> _Set problem_
Only the lines from the start of the data below through the line that contains "y_ticks = [0, 0.5, 1, 1.5, 2, 2.5, 3, 3.5]" are to be copied, exactly and without pictures.

> _Information shown_
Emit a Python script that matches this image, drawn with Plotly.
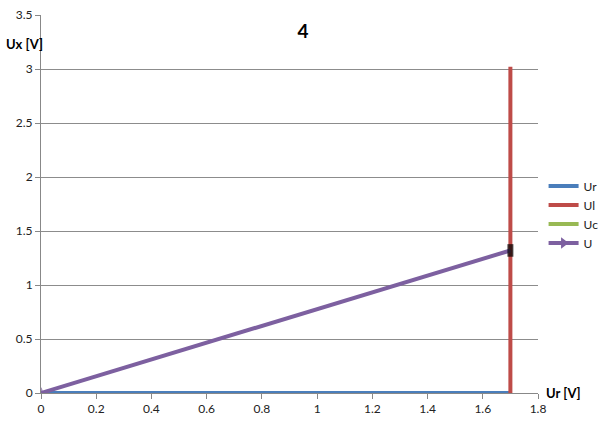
import plotly.graph_objects as go

title_text = "4"
ur_x = [0, 1.7]
ur_y = [0, 0]
ul_x = [1.7, 1.7]
ul_y = [0, 3.02]
uc_x = [1.7, 1.7]
uc_y = [1.32, 1.32]
u_x = [0, 1.7]
u_y = [0, 1.32]

x_ticks = [0, 0.2, 0.4, 0.6, 0.8, 1, 1.2, 1.4, 1.6, 1.8]
y_ticks = [0, 0.5, 1, 1.5, 2, 2.5, 3, 3.5]

fig = go.Figure()
fig.add_trace(go.Scatter(x=ur_x, y=ur_y, mode="lines", name="Ur",
                         line=dict(color="#4a7ebb", width=4)))
fig.add_trace(go.Scatter(x=ul_x, y=ul_y, mode="lines", name="Ul",
                         line=dict(color="#be4b48", width=4)))
fig.add_trace(go.Scatter(x=uc_x, y=uc_y, mode="lines", name="Uc",
                         line=dict(color="#98b954", width=4)))
fig.add_trace(go.Scatter(x=u_x, y=u_y, mode="lines+markers", name="U",
                         legendgroup="U", showlegend=False,
                         line=dict(color="#7d60a0", width=4),
                         marker=dict(symbol=["triangle-right", "line-ns"],
                                     angle=[163, 0], size=[9, 9],
                                     color=["#7d60a0", "black"],
                                     line=dict(color=["#7d60a0", "black"], width=[0, 6]))))
# legend-only entry for U (arrow pointing right)
fig.add_trace(go.Scatter(x=[None], y=[None], mode="lines+markers", name="U",
                         legendgroup="U",
                         line=dict(color="#7d60a0", width=4),
                         marker=dict(symbol="triangle-right", size=10, color="#7d60a0")))

fig.update_layout(
    width=606, height=430,
    margin=dict(l=41, r=68, t=15, b=37),
    plot_bgcolor="white", paper_bgcolor="white",
    font=dict(family="Lato, Carlito, sans-serif", size=12, color="#222"),
    title=dict(text="<b>" + title_text + "</b>", x=0.5, xanchor="center",
               y=0.928, yanchor="middle", font=dict(size=19, color="black"),
               automargin=False),
    showlegend=True,
    legend=dict(xref="container", yref="container", x=0.897, y=0.501,
                xanchor="left", yanchor="middle",
                font=dict(size=12), itemwidth=30, tracegroupgap=0,
                bgcolor="rgba(0,0,0,0)"),
    xaxis=dict(range=[0, 1.8], tickvals=x_ticks,
               ticktext=[str(v) for v in x_ticks], automargin=False,
               showgrid=False, zeroline=False, showline=True,
               linecolor="#888", linewidth=1, ticks="outside", ticklen=5,
               tickcolor="#888", fixedrange=True),
    yaxis=dict(range=[0, 3.5], tickvals=y_ticks,
               ticktext=[str(v) for v in y_ticks], automargin=False,
               showgrid=True, gridcolor="#8c8c8c", gridwidth=1,
               zeroline=False, showline=True, linecolor="#888", linewidth=1,
               ticks="outside", ticklen=5, tickcolor="#888", fixedrange=True),
)

fig.add_annotation(text="<b>Ux [V]</b>", xref="paper", yref="paper",
                   x=-0.074, y=0.922, xanchor="left", yanchor="middle",
                   showarrow=False, font=dict(size=13, color="black"))
fig.add_annotation(text="<b>Ur [V]</b>", xref="paper", yref="paper",
                   x=1.012, y=0.0, xanchor="left", yanchor="middle",
                   showarrow=False, font=dict(size=13, color="black"))

fig.write_html("out.html", config={"displayModeBar": False},
               post_script="document.body.style.margin='0px';")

> _Response for this exercise_
Emit a Python script that matches this image, drawn with Plotly.
import plotly.graph_objects as go

title_text = "4"
ur_x = [0, 1.7]
ur_y = [0, 0]
ul_x = [1.7, 1.7]
ul_y = [0, 3.02]
uc_x = [1.7, 1.7]
uc_y = [1.32, 1.32]
u_x = [0, 1.7]
u_y = [0, 1.32]

x_ticks = [0, 0.2, 0.4, 0.6, 0.8, 1, 1.2, 1.4, 1.6, 1.8]
y_ticks = [0, 0.5, 1, 1.5, 2, 2.5, 3, 3.5]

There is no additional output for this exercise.